Coca-Cola’s marketing director on the future of sponsorship under its ‘one brand strategy’

As Coca-Cola kicks of its sixth year of partnership with the Rugby World Cup, GB marketing director Bobby Brittain tells Marketing Week how sponsorship will look in the company’s future under the ‘one brand strategy’ it introduced earlier this year.

The brand has launched a TV ad, OOH advertising, an on-pack rugby ball giveaway promotion and a film featuring Rugby World Cup winners Jason Robinson and Natasha Hunt in an effort to kick off its position as official soft drink, water and sport drinks supplier of the 2015 tournament.

It also hosted a Ball Exchange in London today (3 August) where rugby legends Mike Tindall, Thom Evans, Emily Scarratt and Natasha Hunt gave away hundreds of free rugby balls, encouraging consumers to swap their normal summer sports for rugby.

This is the first major sports sponsorship platform for Coca-Cola since it kicked off its “one brand strategy” in March. The initiative has seen its four product variants – Coca-Cola, Diet Coke, Coca-Cola Zero and Coca-Cola Life – come under the Coca-Cola master brand rather than be marketed as separate brands.
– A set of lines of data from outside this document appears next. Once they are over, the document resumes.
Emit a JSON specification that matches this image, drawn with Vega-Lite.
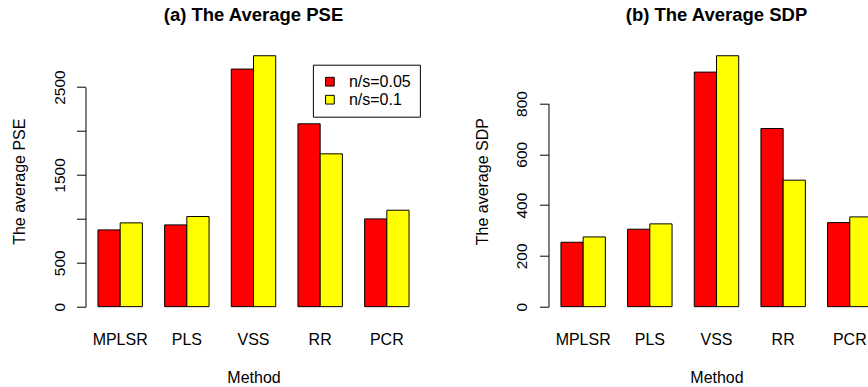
{
  "$schema": "https://vega.github.io/schema/vega-lite/v6.json",
  "background": "white",
  "padding": {"left": 10.5, "top": 5.7, "right": 0, "bottom": 0},
  "config": {
    "font": "Liberation Sans",
    "view": {"stroke": null},
    "axis": {"labelColor": "black", "titleColor": "black", "domainColor": "black", "tickColor": "black", "grid": false, "labelFontSize": 16, "titleFontSize": 16, "titleFontWeight": "normal"},
    "title": {"color": "black"}
  },
  "datasets": {
    "pse": [
      {"method": "MPLSR", "series": "n/s=0.05", "value": 874},
      {"method": "MPLSR", "series": "n/s=0.1", "value": 954},
      {"method": "PLS", "series": "n/s=0.05", "value": 931},
      {"method": "PLS", "series": "n/s=0.1", "value": 1026},
      {"method": "VSS", "series": "n/s=0.05", "value": 2705},
      {"method": "VSS", "series": "n/s=0.1", "value": 2857},
      {"method": "RR", "series": "n/s=0.05", "value": 2082},
      {"method": "RR", "series": "n/s=0.1", "value": 1740},
      {"method": "PCR", "series": "n/s=0.05", "value": 999},
      {"method": "PCR", "series": "n/s=0.1", "value": 1098}
    ],
    "sdp": [
      {"method": "MPLSR", "series": "n/s=0.05", "value": 253.5},
      {"method": "MPLSR", "series": "n/s=0.1", "value": 274.5},
      {"method": "PLS", "series": "n/s=0.05", "value": 305},
      {"method": "PLS", "series": "n/s=0.1", "value": 326},
      {"method": "VSS", "series": "n/s=0.05", "value": 923.5},
      {"method": "VSS", "series": "n/s=0.1", "value": 988},
      {"method": "RR", "series": "n/s=0.05", "value": 701.5},
      {"method": "RR", "series": "n/s=0.1", "value": 498},
      {"method": "PCR", "series": "n/s=0.05", "value": 331},
      {"method": "PCR", "series": "n/s=0.1", "value": 353.5}
    ]
  },
  "bounds": "flush",
  "spacing": 127,
  "resolve": {"scale": {"color": "independent", "x": "independent", "y": "independent"}, "legend": {"color": "independent"}},
  "hconcat": [
    {
      "width": 336,
      "height": 271,
      "title": {"text": "(a) The Average PSE", "fontSize": 18.5, "fontWeight": "bold", "anchor": "middle", "frame": "group", "baseline": "alphabetic", "offset": 6.5},
      "data": {"name": "pse"},
      "mark": {"type": "bar", "stroke": "black", "strokeWidth": 1},
      "encoding": {
        "x": {
          "field": "method", "type": "nominal", "sort": ["MPLSR", "PLS", "VSS", "RR", "PCR"],
          "scale": {"paddingInner": 0.33333, "paddingOuter": 0.18667},
          "axis": {"title": "Method", "labelAngle": 0, "ticks": false, "tickSize": 0, "domain": false, "labelPadding": 28, "labelBaseline": "alphabetic", "titleX": 168, "titleY": 65.7, "titleBaseline": "alphabetic", "titleAlign": "center"}
        },
        "xOffset": {"field": "series", "type": "nominal", "sort": ["n/s=0.05", "n/s=0.1"], "scale": {"paddingInner": 0, "paddingOuter": 0}},
        "y": {
          "field": "value", "type": "quantitative",
          "scale": {"domain": [-114.28, 2971.28], "zero": false, "nice": false},
          "axis": {"title": "The average PSE", "format": "d", "values": [0, 500, 1000, 1500, 2000, 2500], "labelExpr": "datum.value == 1000 || datum.value == 2000 ? '' : datum.label", "labelFontSize": 15.5, "tickSize": 9, "labelPadding": 12.5, "labelAngle": -90, "labelAlign": "center", "labelBaseline": "alphabetic", "labelFlush": false, "labelOverlap": false, "domainDash": [0, 10.04, 219.57, 2000], "titleX": -61, "titleY": 135.5, "titleAngle": -90, "titleAlign": "center", "titleBaseline": "alphabetic"}
        },
        "y2": {"datum": 0},
        "fill": {
          "field": "series", "type": "nominal",
          "scale": {"domain": ["n/s=0.05", "n/s=0.1"], "range": ["#FF0000", "#FFFF00"]},
          "legend": {"title": null, "orient": "none", "legendX": 227.4, "legendY": 19, "direction": "vertical", "symbolType": "square", "symbolSize": 76, "symbolStrokeColor": "black", "symbolStrokeWidth": 1, "labelFontSize": 16, "labelColor": "black", "labelOffset": 11, "rowPadding": 2, "padding": 9, "strokeColor": "black", "fillColor": "white"}
        }
      }
    },
    {
      "width": 336,
      "height": 271,
      "title": {"text": "(b) The Average SDP", "fontSize": 18.5, "fontWeight": "bold", "anchor": "middle", "frame": "group", "baseline": "alphabetic", "offset": 6.5},
      "data": {"name": "sdp"},
      "mark": {"type": "bar", "stroke": "black", "strokeWidth": 1},
      "encoding": {
        "x": {
          "field": "method", "type": "nominal", "sort": ["MPLSR", "PLS", "VSS", "RR", "PCR"],
          "scale": {"paddingInner": 0.33333, "paddingOuter": 0.18667},
          "axis": {"title": "Method", "labelAngle": 0, "ticks": false, "tickSize": 0, "domain": false, "labelPadding": 28, "labelBaseline": "alphabetic", "titleX": 168, "titleY": 65.7, "titleBaseline": "alphabetic", "titleAlign": "center"}
        },
        "xOffset": {"field": "series", "type": "nominal", "sort": ["n/s=0.05", "n/s=0.1"], "scale": {"paddingInner": 0, "paddingOuter": 0}},
        "y": {
          "field": "value", "type": "quantitative",
          "scale": {"domain": [-39.52, 1027.52], "zero": false, "nice": false},
          "axis": {"title": "The average SDP", "format": "d", "values": [0, 200, 400, 600, 800], "labelFontSize": 15.5, "tickSize": 9, "labelPadding": 12.5, "labelAngle": -90, "labelAlign": "center", "labelBaseline": "alphabetic", "labelFlush": false, "labelOverlap": false, "domainDash": [0, 10.04, 203.18, 2000], "titleX": -61, "titleY": 135.5, "titleAngle": -90, "titleAlign": "center", "titleBaseline": "alphabetic"}
        },
        "y2": {"datum": 0},
        "fill": {
          "field": "series", "type": "nominal",
          "scale": {"domain": ["n/s=0.05", "n/s=0.1"], "range": ["#FF0000", "#FFFF00"]},
          "legend": {"title": null, "orient": "none", "legendX": 227.4, "legendY": 19, "direction": "vertical", "symbolType": "square", "symbolSize": 76, "symbolStrokeColor": "black", "symbolStrokeWidth": 1, "labelFontSize": 16, "labelColor": "black", "labelOffset": 11, "rowPadding": 2, "padding": 9, "strokeColor": "black", "fillColor": "white"}
        }
      }
    }
  ]
}
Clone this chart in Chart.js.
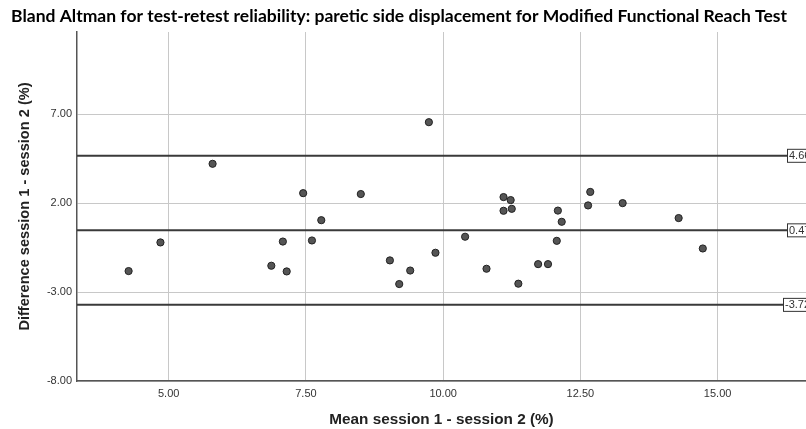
<!DOCTYPE html>
<html>
<head>
<meta charset="utf-8">
<script src="https://cdn.jsdelivr.net/npm/chart.js@4/dist/chart.umd.min.js"></script>
<style>
  html, body { margin: 0; padding: 0; background: #fff; overflow: hidden; }
  canvas { display: block; }
</style>
</head>
<body>
<!-- canvas is a bit wider than the window: the plot runs off the right edge like in the source picture -->
<canvas id="chart" width="811" height="429"></canvas>
<script>
// mean of the two sessions (x) and the difference session 1 - session 2 (y)
const meanVals = [4.27, 4.85, 5.80, 7.08, 6.87, 7.15, 7.45, 7.78, 7.61, 8.50, 9.74, 9.03, 9.20, 9.40, 9.86, 10.40,
  10.79, 11.10, 11.23, 11.10, 11.25, 11.37, 11.73, 11.91, 12.09, 12.16, 12.07, 12.68, 12.64, 13.27, 14.29, 14.73];
const diffVals = [-1.82, -0.21, 4.21, -0.16, -1.52, -1.84, 2.56, 1.04, -0.10, 2.51, 6.55, -1.22, -2.55, -1.79, -0.79, 0.11,
  -1.69, 2.34, 2.17, 1.57, 1.68, -2.53, -1.43, -1.43, 1.58, 0.95, -0.12, 2.63, 1.87, 2.00, 1.16, -0.55];

// upper limit, mean difference, lower limit
const refLines = [4.66, 0.47, -3.72];
const refLabels = ['4.66', '0.47', '-3.72'];

const xTicks = [5, 7.5, 10, 12.5, 15];
const yTicks = [-8, -3, 2, 7];
const xMin = 3.33, xMax = 16.61;
const yMin = -8, yMax = 11.62;

const chartTitle = 'Bland Altman for test-retest reliability: paretic side displacement for Modified Functional Reach Test';

const points = meanVals.map((m, i) => ({ x: m, y: diffVals[i] }));

const refSets = refLines.map(v => ({
  type: 'line',
  data: [{ x: xMin, y: v }, { x: xMax, y: v }],
  borderColor: '#3a3a3a',
  borderWidth: 2,
  pointRadius: 0,
  order: 2
}));

// white page + title over the plot
const bgPlugin = {
  id: 'bg',
  beforeDraw(chart) {
    const ctx = chart.ctx;
    ctx.save();
    ctx.fillStyle = '#fff';
    ctx.fillRect(0, 0, chart.width, chart.height);
    ctx.fillStyle = '#000';
    ctx.font = 'bold 17.5px Lato, "Open Sans", sans-serif';
    ctx.textAlign = 'center';
    ctx.textBaseline = 'middle';
    ctx.fillText(chartTitle, 399, 16);
    ctx.restore();
  }
};

// boxed labels at the right end of the reference lines
const refLabelPlugin = {
  id: 'refLabels',
  afterDatasetsDraw(chart) {
    const ctx = chart.ctx;
    const y = chart.scales.y;
    const right = chart.chartArea.right;
    ctx.save();
    ctx.font = '11px "Liberation Sans", Arial, sans-serif';
    ctx.textBaseline = 'middle';
    refLines.forEach((v, i) => {
      const py = y.getPixelForValue(v);
      const txt = refLabels[i];
      const w = ctx.measureText(txt).width + 4;
      const bx = right - 19 - (txt.length > 4 ? 4 : 0);
      ctx.fillStyle = '#fff';
      ctx.fillRect(bx, py - 6.5, w, 13);
      ctx.strokeStyle = '#333';
      ctx.lineWidth = 1;
      ctx.strokeRect(bx + 0.5, py - 6.5, w, 13);
      ctx.fillStyle = '#333';
      ctx.fillText(txt, bx + 2, py + 0.5);
    });
    ctx.restore();
  }
};

new Chart(document.getElementById('chart'), {
  type: 'scatter',
  data: {
    datasets: [
      {
        data: points,
        backgroundColor: '#555555',
        borderColor: '#222222',
        borderWidth: 1,
        pointRadius: 3.6,
        order: 1
      },
      ...refSets
    ]
  },
  options: {
    responsive: false,
    animation: false,
    layout: { padding: { left: 0, top: 32, bottom: 0, right: 0 } },
    plugins: {
      legend: { display: false },
      tooltip: { enabled: false },
      title: { display: false }
    },
    scales: {
      x: {
        type: 'linear',
        min: xMin,
        max: xMax,
        afterBuildTicks: s => { s.ticks = xTicks.map(v => ({ value: v })); },
        afterFit: s => { s.height = 48; s.paddingLeft = 0; s.paddingRight = 0; },
        grid: { color: '#c8c8c8', lineWidth: 1, drawTicks: false },
        border: { color: '#555', width: 1.5 },
        ticks: {
          color: '#333',
          font: { family: '"Liberation Sans", Arial, sans-serif', size: 11 },
          padding: 6,
          maxRotation: 0,
          callback: v => v.toFixed(2)
        },
        title: {
          display: true,
          text: 'Mean session 1 - session 2 (%)',
          color: '#222',
          font: { family: '"Liberation Sans", Arial, sans-serif', size: 15.3, weight: 'bold' },
          padding: { top: 8, bottom: 0 }
        }
      },
      y: {
        type: 'linear',
        min: yMin,
        max: yMax,
        afterBuildTicks: s => { s.ticks = yTicks.map(v => ({ value: v })); },
        afterFit: s => { s.width = 77; },
        grid: { color: '#c8c8c8', lineWidth: 1, drawTicks: false },
        border: { color: '#555', width: 1.5 },
        ticks: {
          color: '#333',
          font: { family: '"Liberation Sans", Arial, sans-serif', size: 11 },
          padding: 5,
          callback: v => v.toFixed(2)
        },
        title: {
          display: true,
          text: 'Difference session 1 - session 2 (%)',
          color: '#222',
          font: { family: '"Liberation Sans", Arial, sans-serif', size: 14.6, weight: 'bold' },
          padding: { top: 16, bottom: 0 }
        }
      }
    }
  },
  plugins: [bgPlugin, refLabelPlugin]
});
</script>
</body>
</html>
The move is part of an effort to more clearly communicate the ingredients of its variants rather than build specific brand personalities, something that has so far resulted in improved consumer understanding of each of the products, according to the brand.
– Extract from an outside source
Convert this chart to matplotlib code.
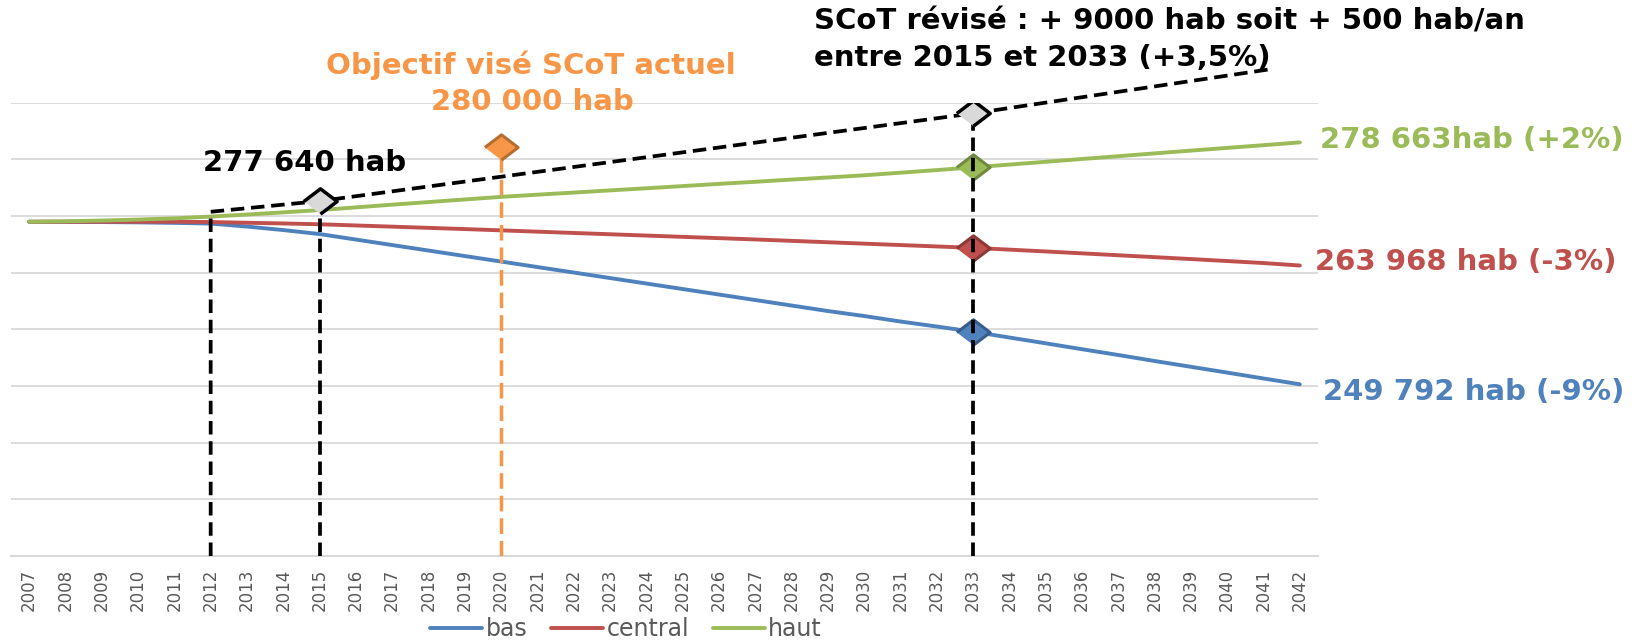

Speaking to Marketing Week, Coca-Cola’s GB marketing director Bobby Brittain said that the company has deliberately chosen to “hero” Coke Zero while promoting its entire range of products.

“It’s unique in the sense that the one brand strategy frees up all of the individual variants to have their own time in the sun,” he said. “For the first time people are seeing Coke Zero as the face of Coca-Cola. This is definitely Coke Zero’s time to shine.”

Brittain said that Coke Zero has an opportunity to “grow even faster”, something the company is addressing by “doubling down on investment” and pushing the variant both in TV and communications as well as through in-store promotions.

“It’s the variant that we see as a strong part of the future of the portfolio,” he added.

Coca-Cola is focusing on the ingredients and “intrinsics” of Coke Zero as the basis for Rugby World Cup promotion rather than the brand’s personality according to Brittain.

“We will continue to espouse values as a brand and those will continue to be communicated, but more and more we’ll continue with this understanding we give consumers of what each Coke is,” he said.

“We don’t want Coke Zero to have a particular target in the same way that the ambition of the Rugby World Cup is to extend the reach and broaden the appeal,” he said.

He added that featuring male and female World Cup winners in the campaign “reinforces our commitment to expanding the reach of all our brands and taking them out of the risk of too much targeting”.

Moving forward, Brittain said that the strategy will focus on which sponsorship opportunities fit for the master Coca-Cola brand before it chooses one of its four variants to put in the foreground.

“We don’t start with individual products,” he said. “We start with the properties that are right for the Coca-Cola brand then work from there. It’s the name on the door and what’s what we’re associating with the Rugby World Cup.”